The UNIX and LINUX operating system is further divided into:
- The Kernel
- The Shell
- The Directory Hierarchy
Kernel: The Kernel is the core of the UNIX and LINUX operating system. Kernel’s role is to manage all the physical resources of the computer in the best possible way.
- File System and Structure
- Device management for storing data.
- Process management or CPU functions
- Memory management
The Shell: Shell is the interface between the Kernel and the user. Shell interprets the command to the Kernel and shows the response to the user. Kernel reacts when it gets the command from Shell.
Three default Shell available:
Bash Shell: also known as Bourne Shell. This is the default shell for the root users. Root user is a special user with unlimited access privileges for the System Administrator. The default Bourne shell prompt for regular user is $ and for root user is #.
C Shell: has many features the Bourne shell does not like command-line history, aliasing, and job control. The default C shell prompt for a regular user is the host name followed by a percent sign (hostname%); for the root user the default shell prompt is the host name followed by a pound sign (hostname#).
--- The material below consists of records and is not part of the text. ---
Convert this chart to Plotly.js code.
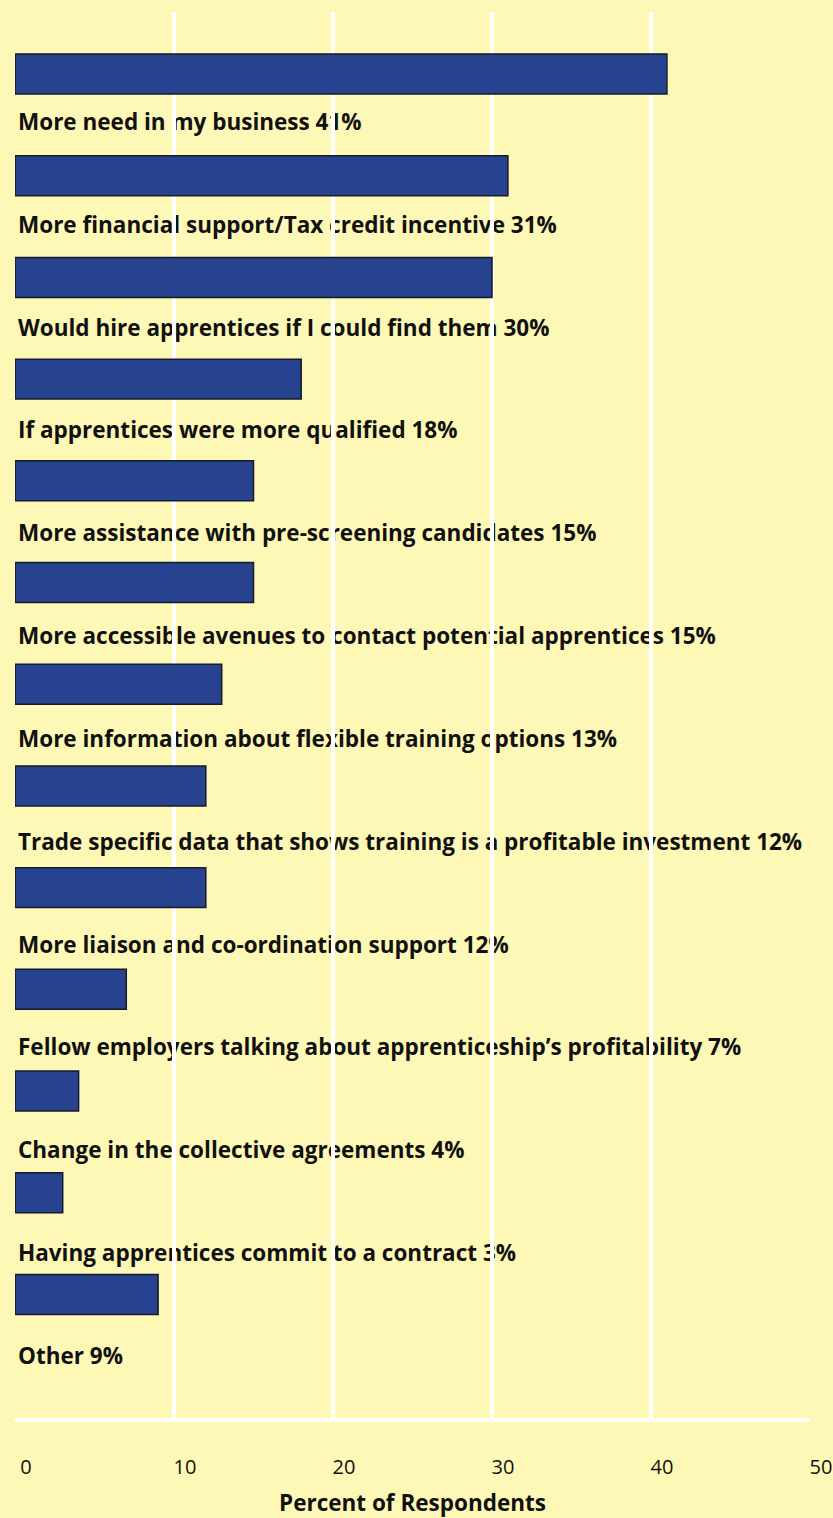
<!DOCTYPE html>
<html>
<head>
<meta charset="utf-8">
<script src="https://cdn.plot.ly/plotly-3.0.1.min.js"></script>
<style>html,body{margin:0;padding:0;background:#FEF8B6;}</style>
</head>
<body>
<div id="chart" style="width:833px;height:1518px;"></div>
<script>
const categories = [
  "More need in my business",
  "More financial support/Tax credit incentive",
  "Would hire apprentices if I could find them",
  "If apprentices were more qualified",
  "More assistance with pre-screening candidates",
  "More accessible avenues to contact potential apprentices",
  "More information about flexible training options",
  "Trade specific data that shows training is a profitable investment",
  "More liaison and co-ordination support",
  "Fellow employers talking about apprenticeship\u2019s profitability",
  "Change in the collective agreements",
  "Having apprentices commit to a contract",
  "Other"
];
const values = [41, 31, 30, 18, 15, 15, 13, 12, 12, 7, 4, 3, 9];
const xTicks = [0, 10, 20, 30, 40, 50];

const pos = categories.map((c, i) => i);
const labels = categories.map((c, i) => c + " " + values[i] + "%");

const bg = "#FEF8B6";
const FONT = "Open Sans, sans-serif";

const data = [
  {
    type: "scatter", mode: "markers+text", xaxis: "x", yaxis: "y",
    x: pos.map(() => 0), y: pos, text: labels,
    marker: {size: 3.2, opacity: 0},
    textposition: "middle right", cliponaxis: false,
    textfont: {family: FONT, size: 22.5, weight: 700, color: "#111111"},
    hoverinfo: "skip", showlegend: false
  },
  {
    type: "bar", orientation: "h", xaxis: "x2", yaxis: "y2",
    x: values, y: pos, width: 0.393,
    marker: {color: "#27428F", line: {color: "#151a2c", width: 1.5}},
    hoverinfo: "skip", showlegend: false
  }
];

const layout = {
  width: 833, height: 1518,
  margin: {l: 15, r: 23, t: 12, b: 100},
  paper_bgcolor: bg, plot_bgcolor: "rgba(0,0,0,0)",
  showlegend: false,
  xaxis: {domain: [0, 1], anchor: "y", range: [0, 50], visible: false, fixedrange: true},
  yaxis: {domain: [0, 1], anchor: "x", range: [12.581, -1.0916], visible: false, fixedrange: true},
  xaxis2: {
    domain: [0, 1], anchor: "y2", range: [0, 50],
    tickvals: xTicks, ticktext: xTicks.map(String),
    showgrid: true, gridcolor: "#FFFFFF", gridwidth: 4,
    zeroline: false, showline: true, linecolor: "#FFFFFF", linewidth: 4,
    ticks: "", ticklabelstandoff: 28, ticklabelshift: 11,
    tickfont: {family: FONT, size: 20, color: "#111111"},
    title: {text: "Percent of Respondents", standoff: 21,
      font: {family: FONT, size: 22.5, weight: 700, color: "#111111"}},
    fixedrange: true
  },
  yaxis2: {
    domain: [0, 1], anchor: "x2", range: [13.215, -0.61],
    showgrid: false, zeroline: false, showticklabels: false, ticks: "",
    fixedrange: true
  }
};

Plotly.newPlot("chart", data, layout, {displayModeBar: false, staticPlot: true});
</script>
</body>
</html>
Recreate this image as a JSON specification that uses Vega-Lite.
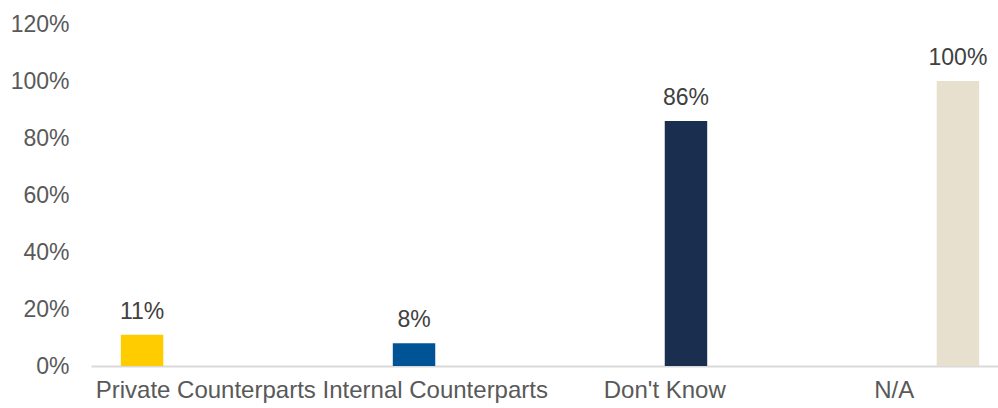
{
  "$schema": "https://vega.github.io/schema/vega-lite/v6.json",
  "autosize": {"type": "none"},
  "width": 907,
  "height": 342,
  "padding": {"left": 91, "top": 24, "right": 0, "bottom": 42},
  "background": "white",
  "config": {
    "view": {"stroke": null},
    "font": "Liberation Sans"
  },
  "data": {
    "values": [
      {"category": "Private Counterparts", "value": 0.11},
      {"category": "Internal Counterparts", "value": 0.08},
      {"category": "Don't Know", "value": 0.86},
      {"category": "N/A", "value": 1.0}
    ]
  },
  "encoding": {
    "x": {
      "field": "category",
      "type": "nominal",
      "sort": null,
      "scale": {"range": [0, 918], "paddingInner": 0.26, "paddingOuter": 0.13},
      "axis": {
        "title": null,
        "labelAngle": 0,
        "labelFontSize": 24,
        "labelColor": "#595959",
        "labelPadding": 12,
        "labelLimit": 0,
        "labelOverlap": false,
        "ticks": false,
        "domainColor": "#D9D9D9",
        "domainWidth": 2,
        "labelFont": "Liberation Sans"
      }
    },
    "xOffset": {
      "field": "category",
      "type": "nominal",
      "sort": null,
      "scale": {"paddingInner": 0, "paddingOuter": 0}
    },
    "y": {
      "field": "value",
      "type": "quantitative",
      "scale": {"domain": [0, 1.2], "nice": false},
      "axis": {
        "title": null,
        "values": [0, 0.2, 0.4, 0.6, 0.8, 1.0, 1.2],
        "format": ".0%",
        "grid": false,
        "domain": false,
        "ticks": false,
        "labelFontSize": 23,
        "labelColor": "#595959",
        "labelPadding": 22,
        "labelFont": "Liberation Sans"
      }
    }
  },
  "layer": [
    {
      "mark": {"type": "bar"},
      "encoding": {
        "color": {
          "field": "category",
          "type": "nominal",
          "sort": null,
          "scale": {
            "domain": ["Private Counterparts", "Internal Counterparts", "Don't Know", "N/A"],
            "range": ["#FFCC00", "#005496", "#1A2E4F", "#E7E0CF"]
          },
          "legend": null
        }
      }
    },
    {
      "mark": {"type": "text", "baseline": "alphabetic", "dy": -16, "fontSize": 23, "color": "#404040", "font": "Liberation Sans"},
      "encoding": {
        "text": {"field": "value", "type": "quantitative", "format": ".0%"}
      }
    }
  ]
}
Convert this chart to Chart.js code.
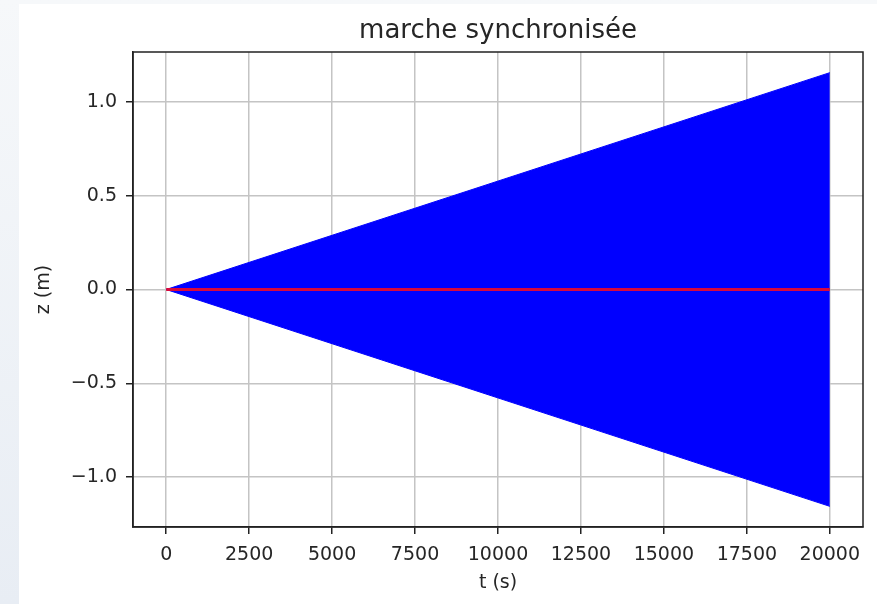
<!DOCTYPE html>
<html>
<head>
<meta charset="utf-8">
<script src="https://cdn.jsdelivr.net/npm/chart.js@4"></script>
<style>
  html, body { margin: 0; padding: 0; }
  body { width: 877px; height: 604px; background: linear-gradient(#f6f8fa, #e8edf4); overflow: hidden; }
  #wrap { position: absolute; left: 0; top: 0; width: 877px; height: 604px; }
</style>
</head>
<body>
<div id="wrap"><canvas id="chart" width="877" height="604"></canvas></div>
<script>
// envelope of z(t): amplitude grows from 0 to ~1.155 m over 20000 s
const tEnv = [0, 20000];
const zUpper = [0, 1.155];
const zLower = [0, -1.155];
const zRef = [0, 0];

const xTicks = [0, 2500, 5000, 7500, 10000, 12500, 15000, 17500, 20000];
const yTicks = [-1.0, -0.5, 0.0, 0.5, 1.0];

const chartTitle = 'marche synchronisée';

const pts = (xs, ys) => xs.map((x, i) => ({x: x, y: ys[i]}));

const font = 'DejaVu Sans';
const txt = '#262626';

// white panel behind the figure, box around the axes, title centred on the axes
const frame = {
  id: 'frame',
  beforeDraw(chart) {
    const c = chart.ctx;
    c.save();
    c.fillStyle = '#ffffff';
    c.fillRect(19, 4, chart.width - 19, chart.height - 4);
    c.restore();
  },
  afterDraw(chart) {
    const a = chart.chartArea;
    const c = chart.ctx;
    c.save();
    c.strokeStyle = '#222';
    c.lineWidth = 1.5;
    c.strokeRect(a.left, a.top, a.right - a.left, a.bottom - a.top);
    c.fillStyle = txt;
    c.font = '26px "' + font + '"';
    c.textAlign = 'center';
    c.textBaseline = 'middle';
    c.fillText(chartTitle, (a.left + a.right) / 2, 31);
    c.restore();
  }
};

new Chart(document.getElementById('chart'), {
  type: 'scatter',
  data: {
    datasets: [
      {
        data: pts(tEnv, zRef),
        showLine: true,
        borderColor: '#d8083c',
        borderWidth: 3,
        pointRadius: 0,
        fill: false,
        order: 0
      },
      {
        data: pts(tEnv, zUpper),
        showLine: true,
        borderColor: '#0000ff',
        backgroundColor: '#0000ff',
        borderWidth: 1,
        pointRadius: 0,
        fill: '+1',
        order: 1
      },
      {
        data: pts(tEnv, zLower),
        showLine: true,
        borderColor: '#0000ff',
        borderWidth: 1,
        pointRadius: 0,
        fill: false,
        order: 1
      }
    ]
  },
  options: {
    responsive: false,
    animation: false,
    layout: { padding: { left: 20, right: 14, top: 52, bottom: 6 } },
    plugins: {
      legend: { display: false },
      tooltip: { enabled: false },
      title: { display: false }
    },
    scales: {
      x: {
        type: 'linear',
        min: -1000,
        max: 21000,
        afterBuildTicks: s => { s.ticks = xTicks.map(v => ({value: v})); },
        afterFit: s => { s.height = 71; },
        ticks: {
          color: txt,
          font: { family: font, size: 19 },
          padding: 10,
          maxRotation: 0,
          callback: v => String(v)
        },
        grid: { color: '#c4c4c4', lineWidth: 1.5, tickColor: '#222', tickLength: 7 },
        border: { color: '#222', width: 1.5 },
        title: {
          display: true,
          text: 't (s)',
          color: txt,
          font: { family: font, size: 19 },
          padding: { top: 0, bottom: 4 }
        }
      },
      y: {
        type: 'linear',
        min: -1.265,
        max: 1.265,
        afterBuildTicks: s => { s.ticks = yTicks.map(v => ({value: v})); },
        afterFit: s => { s.width = 113; },
        ticks: {
          color: txt,
          font: { family: font, size: 19 },
          padding: 9,
          callback: v => v.toFixed(1).replace('-', '\u2212')
        },
        grid: { color: '#c4c4c4', lineWidth: 1.5, tickColor: '#222', tickLength: 7 },
        border: { color: '#222', width: 1.5 },
        title: {
          display: true,
          text: 'z (m)',
          color: txt,
          font: { family: font, size: 19 },
          padding: { top: 13, bottom: 0 }
        }
      }
    }
  },
  plugins: [frame]
});
</script>
</body>
</html>
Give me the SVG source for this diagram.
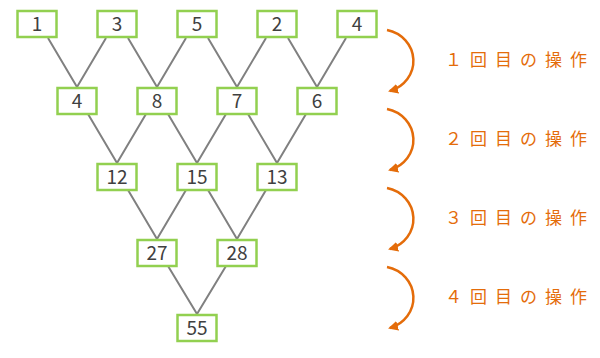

Korn Shell: this shell is the superset of Bourne shell and has more additional features than Bourne and C shell. The regular user prompt is $ and for root user is #.
TC shell: TC shell is compatible with C programming language. It is used by C programmers.
Z shell: It is similar to the Korn shell but included more additional features.
SA shell: this is a Stand alone shell. It has the minimal shell features that runs in most of the environment. It is used for system troubleshooting.
The Directory Hierarchy: in UNIX and LINUX environment, the file system is in the form of directory listing.